Can people verification stop authorized push payment (APP) fraud?

People verification stops the impersonation-driven subset of APP fraud (the customer is being asked to pay an attacker who is impersonating a legitimate counterparty). The harder subset is the customer-is-the-victim variant where a real fraudster successfully convinces the customer to authorize a payment to the fraudster's own account. Authentication of the customer's identity does not stop that case because the customer is the one authorizing. The mitigations for that pattern combine step-up authentication at the high-risk transaction (dual control via Lockstep, named-payee confirmation, cooling-off windows), strong call-center authentication so vishing cannot impersonate the bank, and bank-side risk signals on the receiving institution. People verification is the right primary control for the impersonation subset; broader APP defense requires the layered stack.

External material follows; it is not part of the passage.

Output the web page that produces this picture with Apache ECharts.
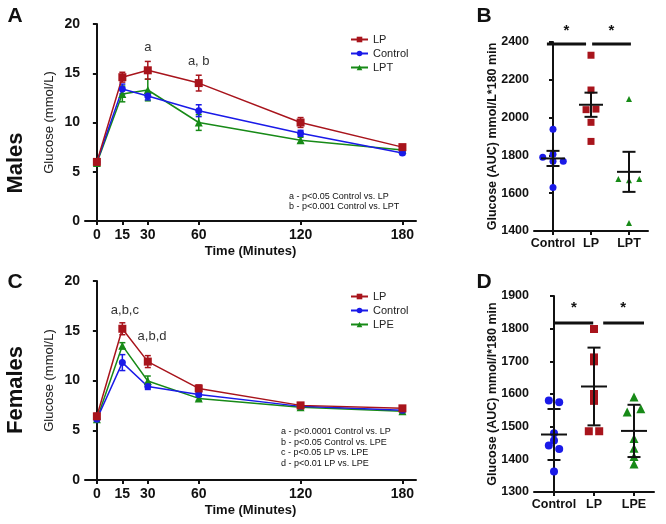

What about the regulatory side?

FFIEC's 2021 authentication guidance, NYDFS Part 500 (financial services), and (for EU and EU-customer-touching) PSD2 SCA all push toward layered, risk-proportionate authentication for high-risk transactions, with explicit attention to wire authorization and counterparty verification. Gating wire approval and vendor banking changes behind people verification is a defensible pattern under all of these. The detailed compliance mapping is covered in Authentication for Financial Services.

What's the right wire-amount threshold for triggering dual control?

The threshold is an organizational risk decision and varies by company size, transaction patterns, and insurance position. A common baseline: dual control on any wire above $250K-$500K, plus dual control on any first-time payee regardless of amount, plus dual control on any change to bank details for an existing payee. For smaller organizations or higher-risk industries, the thresholds tighten. The right threshold is the one above which a fraudulent wire would be material to the organization.